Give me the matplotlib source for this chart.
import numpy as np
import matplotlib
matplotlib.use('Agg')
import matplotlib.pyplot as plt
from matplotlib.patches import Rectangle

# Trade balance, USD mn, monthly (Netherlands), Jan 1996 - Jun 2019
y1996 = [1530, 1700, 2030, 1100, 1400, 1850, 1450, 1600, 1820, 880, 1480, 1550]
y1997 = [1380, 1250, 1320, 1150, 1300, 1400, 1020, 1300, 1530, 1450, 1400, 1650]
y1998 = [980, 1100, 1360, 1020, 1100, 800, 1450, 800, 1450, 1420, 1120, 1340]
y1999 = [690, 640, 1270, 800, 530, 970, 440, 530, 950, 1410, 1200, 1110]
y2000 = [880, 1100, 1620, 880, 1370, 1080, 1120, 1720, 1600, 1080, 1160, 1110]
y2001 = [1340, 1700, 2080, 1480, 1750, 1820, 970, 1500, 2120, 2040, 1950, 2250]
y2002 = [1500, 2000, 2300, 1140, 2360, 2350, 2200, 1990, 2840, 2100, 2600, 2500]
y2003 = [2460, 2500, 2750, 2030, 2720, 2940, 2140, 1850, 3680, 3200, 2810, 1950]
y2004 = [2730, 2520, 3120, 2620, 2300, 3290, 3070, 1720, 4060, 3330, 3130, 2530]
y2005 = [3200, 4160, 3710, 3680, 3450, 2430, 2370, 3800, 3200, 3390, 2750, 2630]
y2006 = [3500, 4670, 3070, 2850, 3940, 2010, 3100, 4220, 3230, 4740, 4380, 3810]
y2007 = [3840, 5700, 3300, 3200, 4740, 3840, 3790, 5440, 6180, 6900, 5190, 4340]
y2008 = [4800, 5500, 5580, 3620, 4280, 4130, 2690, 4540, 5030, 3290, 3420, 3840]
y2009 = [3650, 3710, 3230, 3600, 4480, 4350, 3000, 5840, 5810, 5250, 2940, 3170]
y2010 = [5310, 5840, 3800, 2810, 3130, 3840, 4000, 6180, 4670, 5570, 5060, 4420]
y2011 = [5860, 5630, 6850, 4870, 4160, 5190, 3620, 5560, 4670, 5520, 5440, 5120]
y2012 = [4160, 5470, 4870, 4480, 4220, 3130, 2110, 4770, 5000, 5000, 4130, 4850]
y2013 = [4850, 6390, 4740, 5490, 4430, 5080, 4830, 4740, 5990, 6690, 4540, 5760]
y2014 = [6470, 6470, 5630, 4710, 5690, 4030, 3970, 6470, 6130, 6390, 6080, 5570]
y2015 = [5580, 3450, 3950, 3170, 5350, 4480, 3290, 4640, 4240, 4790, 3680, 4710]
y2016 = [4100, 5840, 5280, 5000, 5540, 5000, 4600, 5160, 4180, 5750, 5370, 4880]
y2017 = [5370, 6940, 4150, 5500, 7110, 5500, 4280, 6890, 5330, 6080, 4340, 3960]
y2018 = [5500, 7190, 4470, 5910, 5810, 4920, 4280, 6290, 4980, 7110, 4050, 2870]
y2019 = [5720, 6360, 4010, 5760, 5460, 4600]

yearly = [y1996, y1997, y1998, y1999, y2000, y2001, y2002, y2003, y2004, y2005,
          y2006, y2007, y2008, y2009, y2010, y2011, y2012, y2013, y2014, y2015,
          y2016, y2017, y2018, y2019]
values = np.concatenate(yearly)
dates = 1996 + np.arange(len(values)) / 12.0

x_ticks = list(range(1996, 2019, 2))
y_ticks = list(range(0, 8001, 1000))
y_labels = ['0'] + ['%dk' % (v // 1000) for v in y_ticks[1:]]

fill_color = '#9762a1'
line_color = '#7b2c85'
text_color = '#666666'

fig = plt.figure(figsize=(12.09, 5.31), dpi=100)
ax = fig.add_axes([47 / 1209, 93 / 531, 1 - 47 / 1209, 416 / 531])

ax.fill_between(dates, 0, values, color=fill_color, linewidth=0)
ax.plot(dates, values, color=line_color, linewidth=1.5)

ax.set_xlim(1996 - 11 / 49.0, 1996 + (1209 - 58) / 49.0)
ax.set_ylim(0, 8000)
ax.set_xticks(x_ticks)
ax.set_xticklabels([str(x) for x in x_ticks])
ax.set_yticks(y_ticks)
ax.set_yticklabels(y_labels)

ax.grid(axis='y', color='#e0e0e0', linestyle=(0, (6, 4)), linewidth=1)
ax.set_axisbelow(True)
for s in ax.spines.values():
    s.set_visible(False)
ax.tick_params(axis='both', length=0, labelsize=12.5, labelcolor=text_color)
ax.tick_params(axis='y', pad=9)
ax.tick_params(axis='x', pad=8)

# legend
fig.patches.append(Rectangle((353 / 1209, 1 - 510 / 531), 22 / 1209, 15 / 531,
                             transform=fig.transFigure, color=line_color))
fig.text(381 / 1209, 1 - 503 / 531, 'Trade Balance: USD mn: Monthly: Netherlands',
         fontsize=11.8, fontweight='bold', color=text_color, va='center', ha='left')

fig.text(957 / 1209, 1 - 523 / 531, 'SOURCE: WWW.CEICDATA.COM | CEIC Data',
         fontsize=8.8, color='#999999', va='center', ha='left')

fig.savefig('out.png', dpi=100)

::::::::::

(YOUR GOAL): What you return should be the lines from the start of the data through the line with "from matplotlib.patches import Rectangle", quoted exactly and nothing more.

(RESULT):
Give me the matplotlib source for this chart.
import numpy as np
import matplotlib
matplotlib.use('Agg')
import matplotlib.pyplot as plt
from matplotlib.patches import Rectangle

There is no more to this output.